Çanlar kimin için çalıyor?
Yazının başlığını okuyunca yine Fenerbahçe için olumsuz şeyler yazacağımı düşünmeyin. Hemen belirtmeliyim ki Fenerbahçe’nin Beşiktaş karşısındaki oyunu beni tatmin etti. Eksik de olsa Beşiktaş, Beşiktaş’tır diye düşünüyorum. Hem unutmayın ki geçen sezon TSYD’de Fenerbahçe’nin yenemediği Beşiktaş neredeyse genç takımı ile sahaya çıkmıştı.
Fenerbahçe defansı giderek oturacak. Ancak her takımın da dünkü maç gibi acemiler mangası olmasını beklememek gerek. Bu yüzden Bariç işi biraz daha sıkı tutmalı diye düşünüyorum.
Fenerbahçe orta sahası da düzelme yolunda. Ancak dakikalardaki sıkı pres altında top çıkarmayı dahi başaramadıklarına dikkatinizi çekmek istiyorum. Allahtan Türkiye’de hiçbir takım sıkı presi 90 dakikaya yayacak kondisyona sahip değil. Nitekim Beşiktaş presi gevşeyince Fenerbahçe de top oynamaya ve pozisyona girmeye başladı.
Boliç yöneltilen ‘egoist’ eleştirilerinin hiç olmazsa Beşiktaş maçı için haksız olduğunu düşünüyorum. Eskiden o noktalardan topu kaleye vuran Boliç al da at diye Saffet’e tam iki top attı. Koştu, defansa ve orta sahaya yardıma geldi. Bu tutumunu diğer maçlara da taşıyabilirse yine vazgeçilmez oyuncu olacak.
Saffet Sancaklı’yı anlamak mümkün değil. Önceki gece biraz hızlı ve istekli olsa en az iki gol atabilirdi. Geriden atılan yüksek topların tümünü kafayla yere indirmeyi başardı ama yanında yöresinde kimse yoktu. Sabin de önümüzdeki günlerde daha iyi olacak ve Fenerbahçe’nin ileri ucunda sorun kalmayacak.
Gelelim yazımın başlığına ve bu yazının yazılma sebebine: Fenerbahçe ve Beşiktaş gibi uzun bir aradan sonra ilk kez taraftarlarının karşısına çıkan iki takımın maçında tribünler bomboştu. Bazı gazeteler bunu yağmura ve fiyatların pahalılığına bağlıyorlar ama unutmayın ki geçtiğimiz sezon daha kötü havalarda ve hemen hemen aynı fiyatlarda (dolar cinsinden tabii) full çeken maçlar oynandı.

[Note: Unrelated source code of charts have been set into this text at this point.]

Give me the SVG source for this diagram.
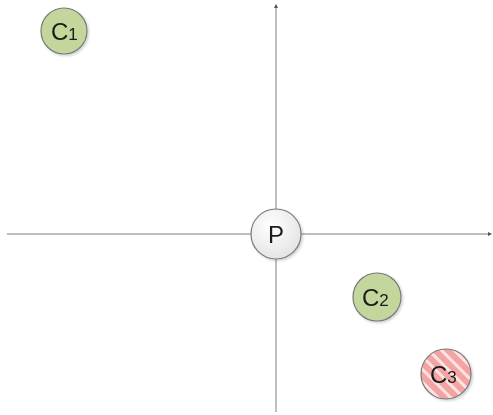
<svg xmlns="http://www.w3.org/2000/svg" width="493" height="415" viewBox="0 0 493 415">
<style>
.ax{stroke:#7f7f7f;stroke-width:1;fill:none}
.node{stroke:#7a7a7a;stroke-width:1.2}
.g{fill:#c3d69b}
.lbl{font-family:"Liberation Sans",Arial,sans-serif;fill:#1a1a1a}
.big{font-size:24px}
.sub{font-size:17px}
</style>
<defs>
<marker id="ah" markerWidth="4" markerHeight="4" refX="3" refY="2" orient="auto" markerUnits="userSpaceOnUse">
<path d="M0,0 L4,2 L0,4 Z" fill="#555"/>
</marker>
<radialGradient id="pg" cx="0.4" cy="0.35" r="0.7">
<stop offset="0" stop-color="#ffffff"/>
<stop offset="1" stop-color="#e3e3e3"/>
</radialGradient>
<pattern id="stripes" width="9" height="9" patternUnits="userSpaceOnUse" patternTransform="rotate(-45)">
<rect width="9" height="9" fill="#f4a3a3"/>
<rect width="3" height="9" fill="#fde3e3"/>
</pattern>
<filter id="sh" x="-20%" y="-20%" width="150%" height="150%">
<feDropShadow dx="1.5" dy="1.5" stdDeviation="1.2" flood-color="#000" flood-opacity="0.18"/>
</filter>
</defs>
<g id="connectors">
<line class="ax" x1="276" y1="412" x2="276" y2="5" marker-end="url(#ah)"/>
<line class="ax" x1="7" y1="234" x2="491" y2="234" marker-end="url(#ah)"/>
</g>
<g id="C1" filter="url(#sh)">
<circle class="node g" cx="64" cy="31" r="23"/>
<text class="lbl" x="51" y="40"><tspan class="big">C</tspan><tspan class="sub">1</tspan></text>
</g>
<g id="P" filter="url(#sh)">
<circle class="node" cx="276" cy="234" r="25" fill="url(#pg)"/>
<text class="lbl big" x="276" y="243" text-anchor="middle">P</text>
</g>
<g id="C2" filter="url(#sh)">
<circle class="node g" cx="377" cy="297" r="24"/>
<text class="lbl" x="362" y="306"><tspan class="big">C</tspan><tspan class="sub">2</tspan></text>
</g>
<g id="C3" filter="url(#sh)">
<circle class="node" cx="446" cy="374" r="25" fill="url(#stripes)"/>
<text class="lbl" x="430" y="383"><tspan class="big">C</tspan><tspan class="sub">3</tspan></text>
</g>
</svg>
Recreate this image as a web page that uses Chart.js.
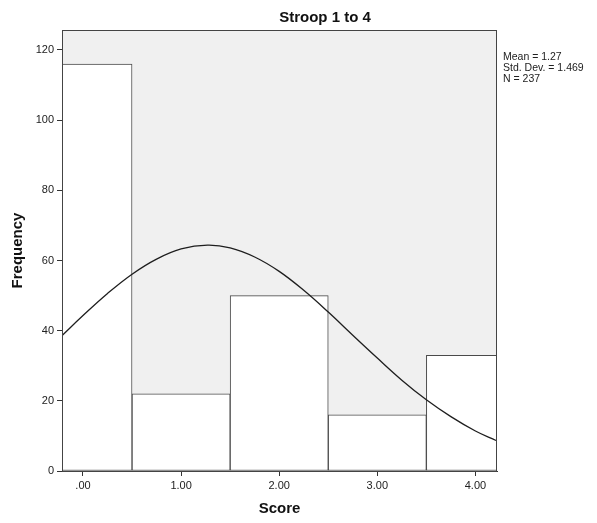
<!DOCTYPE html>
<html>
<head>
<meta charset="utf-8">
<script src="https://cdn.jsdelivr.net/npm/chart.js@4/dist/chart.umd.min.js"></script>
<style>
  html, body { margin: 0; padding: 0; background: #ffffff; }
  #wrap { width: 597px; height: 523px; }
</style>
</head>
<body>
<div id="wrap"><canvas id="chart" width="597" height="523"></canvas></div>
<script>
// Histogram bins (bin centres) and their frequencies
const binCenters = [0, 1, 2, 3, 4];
const frequencies = [116, 22, 50, 16, 33];

// Fitted normal curve, sampled along the score axis
const curveX = [-0.21, 0, 0.25, 0.5, 0.75, 1.0, 1.27, 1.5, 1.75, 2.0, 2.25, 2.5, 2.75, 3.0, 3.25, 3.5, 3.75, 4.0, 4.21];
const curveY = [38.7, 44.3, 50.6, 56.1, 60.4, 63.3, 64.4, 63.6, 61.0, 56.9, 51.5, 45.3, 38.7, 32.2, 25.9, 20.3, 15.5, 11.4, 8.7];

// Axis ticks
const xTickValues = [0, 1, 2, 3, 4];
const xTickLabels = ['.00', '1.00', '2.00', '3.00', '4.00'];
const yTickValues = [0, 20, 40, 60, 80, 100, 120];

// Summary text shown beside the plot
const chartTitle = 'Stroop 1 to 4';
const statsLines = ['Mean = 1.27', 'Std. Dev. = 1.469', 'N = 237'];

const FONT = 'Arial, "Liberation Sans", sans-serif';

const frameAndText = {
  id: 'frameAndText',
  beforeDatasetsDraw(chart) {
    const { ctx, chartArea: a } = chart;
    ctx.save();
    ctx.fillStyle = '#f0f0f0';
    ctx.fillRect(a.left, a.top, a.right - a.left, a.bottom - a.top);
    ctx.restore();
  },
  afterDatasetsDraw(chart) {
    const { ctx, chartArea: a } = chart;
    ctx.save();
    ctx.strokeStyle = '#444';
    ctx.lineWidth = 1;
    ctx.strokeRect(Math.round(a.left) + 0.5, Math.round(a.top) + 0.5,
                   Math.round(a.right - a.left) - 1, Math.round(a.bottom - a.top));
    ctx.restore();
  },
  afterDraw(chart) {
    const { ctx, chartArea: a } = chart;
    ctx.save();
    ctx.fillStyle = '#111';
    ctx.font = 'bold 15px ' + FONT;
    ctx.textAlign = 'center';
    ctx.textBaseline = 'middle';
    ctx.fillText(chartTitle, 325, 18);
    ctx.font = '10.5px ' + FONT;
    ctx.textAlign = 'left';
    ctx.fillStyle = '#222';
    statsLines.forEach((s, i) => ctx.fillText(s, a.right + 6, 57 + i * 11));
    ctx.restore();
  }
};

new Chart(document.getElementById('chart'), {
  type: 'bar',
  data: {
    datasets: [
      {
        type: 'line',
        data: curveX.map((x, i) => ({ x: x, y: curveY[i] })),
        borderColor: '#1e1e1e',
        borderWidth: 1.3,
        pointRadius: 0,
        tension: 0.4,
        fill: false,
        clip: 0,
        order: 0
      },
      {
        type: 'bar',
        data: binCenters.map((x, i) => ({ x: x, y: frequencies[i] })),
        backgroundColor: '#ffffff',
        borderColor: '#4a4a4a',
        borderWidth: 1,
        borderSkipped: false,
        barPercentage: 1,
        categoryPercentage: 1,
        clip: 0,
        order: 1
      }
    ]
  },
  options: {
    responsive: false,
    animation: false,
    devicePixelRatio: 1,
    layout: { padding: { top: 30, right: 100, left: 0, bottom: 0 } },
    plugins: { legend: { display: false }, tooltip: { enabled: false }, title: { display: false } },
    scales: {
      x: {
        type: 'linear',
        offset: false,
        min: -0.214,
        max: 4.22,
        afterFit(scale) { scale.height = 52; },
        afterBuildTicks(scale) { scale.ticks = xTickValues.map(v => ({ value: v })); },
        grid: { display: true, offset: false, drawOnChartArea: false, drawTicks: true, tickLength: 5, color: '#333', lineWidth: 1 },
        border: { display: true, color: '#333', width: 1 },
        ticks: {
          autoSkip: false,
          maxRotation: 0,
          padding: 3,
          color: '#222',
          font: { family: FONT, size: 11 },
          callback: (v) => xTickLabels[xTickValues.indexOf(v)]
        },
        title: {
          display: true,
          text: 'Score',
          color: '#111',
          font: { family: FONT, size: 15, weight: 'bold' },
          padding: { top: 0, bottom: 5 }
        }
      },
      y: {
        min: 0,
        max: 125.7,
        afterFit(scale) { scale.width = 62; },
        afterBuildTicks(scale) { scale.ticks = yTickValues.map(v => ({ value: v })); },
        grid: { display: true, offset: false, drawOnChartArea: false, drawTicks: true, tickLength: 5, color: '#333', lineWidth: 1 },
        border: { display: true, color: '#333', width: 1 },
        ticks: {
          autoSkip: false,
          padding: 3,
          color: '#222',
          font: { family: FONT, size: 11 }
        },
        title: {
          display: true,
          text: 'Frequency',
          color: '#111',
          font: { family: FONT, size: 15, weight: 'bold' },
          padding: { top: 8.5, bottom: 0 }
        }
      }
    }
  },
  plugins: [frameAndText]
});
</script>
</body>
</html>
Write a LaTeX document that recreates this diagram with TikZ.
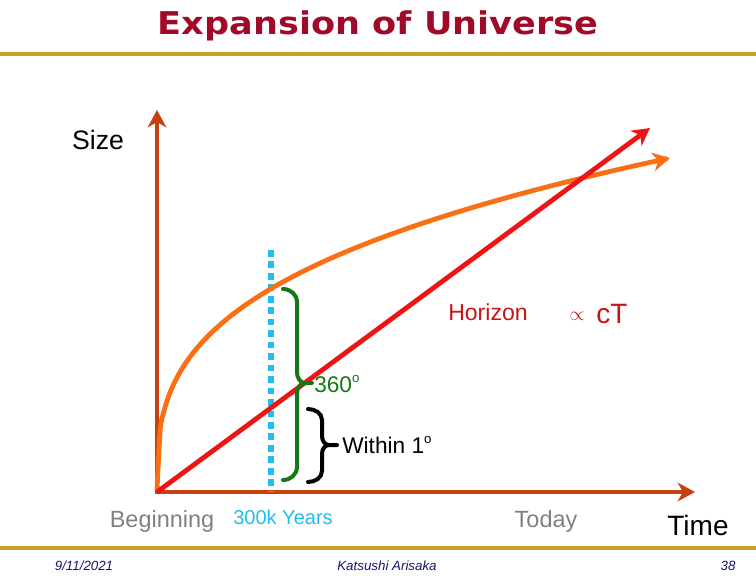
\documentclass[tikz,border=0pt]{standalone}
\usepackage{fontspec}
\setmainfont{Liberation Sans}
\newfontfamily\titlefont{DejaVu Sans}
\usetikzlibrary{arrows.meta}
\definecolor{titlered}{RGB}{160,10,40}
\definecolor{gold}{RGB}{200,160,40}
\definecolor{axiscol}{RGB}{200,64,16}
\definecolor{linered}{RGB}{238,20,20}
\definecolor{curveorange}{RGB}{250,110,20}
\definecolor{dotcyan}{RGB}{30,190,240}
\definecolor{bracegreen}{RGB}{20,120,20}
\definecolor{labelred}{RGB}{200,20,20}
\definecolor{labelgray}{RGB}{128,128,128}
\definecolor{footnavy}{RGB}{20,20,110}
\newcommand{\fsz}[1]{\fontsize{#1}{#1}\selectfont}
\tikzset{
  ahead/.style={-{Stealth[length=13pt,width=14pt,inset=4pt]}},
  axisline/.style={draw=axiscol,line width=3.6pt,ahead},
  goldrule/.style={draw=gold,line width=3.5pt},
  lbl/.style={inner sep=0pt,align=center},
  bracepath/.style={line width=3pt,line cap=round,line join=round},
}
\begin{document}
\begin{tikzpicture}[x=0.75pt,y=-0.75pt]
\useasboundingbox (0,0) rectangle (756,576);
% title
\node[lbl,text=titlered] (title) at (378,26) {\scalebox{1.12}[1]{\titlefont\bfseries\fsz{23.5}Expansion of Universe}};
\coordinate (gl1) at (0,54); \coordinate (gr1) at (756,54);
\draw[goldrule] (gl1) -- (gr1);
\coordinate (gl2) at (0,548); \coordinate (gr2) at (756,548);
\draw[goldrule,line width=3pt] (gl2) -- (gr2);
% footer
\node[lbl,text=footnavy] (date) at (84,566) {\fsz{10}\itshape 9/11/2021};
\node[lbl,text=footnavy] (author) at (387,566) {\fsz{10}\itshape Katsushi Arisaka};
\node[lbl,text=footnavy] (page) at (728,566) {\fsz{10}\itshape 38};
% axes
\coordinate (O) at (157,492);
\coordinate (Ytop) at (157,110);
\coordinate (Xend) at (695,492);
\coordinate (Rend) at (650,128);
\draw[axisline] (O) -- (Ytop);
\draw[axisline] ([xshift=-1.5pt]O) -- (Xend);
% cyan dotted line
\coordinate (Ctop) at (271,250);
\coordinate (Cbot) at (271,492);
\draw[dotcyan,line width=5pt,dash pattern=on 5pt off 3.6pt] (Ctop) -- (Cbot);
% orange curve
\draw[curveorange,line width=3.6pt,ahead] plot[domain=0.0001:513,samples=160,smooth] ({157+\x},{492-42.6*(\x)^0.33});
% red line
\draw[linered,line width=3.6pt,ahead] (O) -- (Rend);
% green brace
\coordinate (G1) at (283,289);
\coordinate (Gtip) at (312,383);
\coordinate (G2) at (283,480);
\draw[bracegreen,bracepath] (G1) to[out=0,in=90] (297,302) -- (297,372) to[out=-90,in=180] (305,383) -- (Gtip)
  (305,383) to[out=180,in=90] (297,394) -- (297,467) to[out=-90,in=0] (G2);
% black brace
\coordinate (B1) at (308,409);
\coordinate (Btip) at (337,445);
\coordinate (B2) at (308,482);
\draw[black,bracepath] (B1) to[out=0,in=90] (322,420) -- (322,436) to[out=-90,in=180] (329,445) -- (Btip)
  (329,445) to[out=180,in=90] (322,454) -- (322,471) to[out=-90,in=0] (B2);
% labels
\node[lbl] (size) at (98,140) {\fsz{20}Size};
\node[lbl,text=labelred] (horizon) at (488,312) {\fsz{17.3}Horizon};
\node[lbl,text=labelred] (prop) at (577,316) {\fsz{15}$\propto$};
\node[lbl,text=labelred] (ct) at (612,314) {\fsz{21}cT};
\node[lbl,text=bracegreen,anchor=west] (deg360) at (314,384) {\fsz{17}360\raisebox{0.45em}{\fsz{10}o}};
\node[lbl,anchor=west] (within) at (342,445) {\fsz{17}Within 1\raisebox{0.45em}{\fsz{10}o}};
\node[lbl,text=labelgray] (begin) at (162,521) {\fsz{17.6}Beginning};
\node[lbl,text=dotcyan] (years) at (283,517) {\fsz{15}300k Years};
\node[lbl,text=labelgray] (today) at (546,521) {\fsz{17.6}Today};
\node[lbl] (time) at (698,525) {\fsz{21}Time};
\end{tikzpicture}
\end{document}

Dünkü durum çok daha kötü bir geleceğin sinyallerini veriyor. Anlamsızca yükseltilen bonservis ücretleri yüzünden transfer yapamaz hale geldi. Yeni transfer olmayınca da heyecan olmuyor.
Türkiye’de stadlar zaten normal bir insanın maça gitmemesi için ne gerekiyorsa o kötü özelliklere sahipler. Tuvaletler pis, yiyecekler sağlıksız, oturulacak yerler bakımsız. Bu durumda taraftarı tribüne çekecek tek şey heyecan. Bu heyecanı kışkırtacak yeni transfer de olmayınca tribünler giderek boşalacak.
Yüksek bonservis bedelleri sorununa akılcı bir çözüm bulunmazsa ya da yabancı oyuncu transferi tamamen serbest bırakılmazsa bu işin sonu kötü olacak. Federasyon maç naklen yayınları ile ilgilendiğinin hiç olmazsa onda biri kadar seyirciyi arttıracak çarelerle de ilgilenmek zorunda.
Bu konudaki önerilerimi daha sonraki bir yazımda yazacağım. Bugün bana ayrılan yer bu kadar.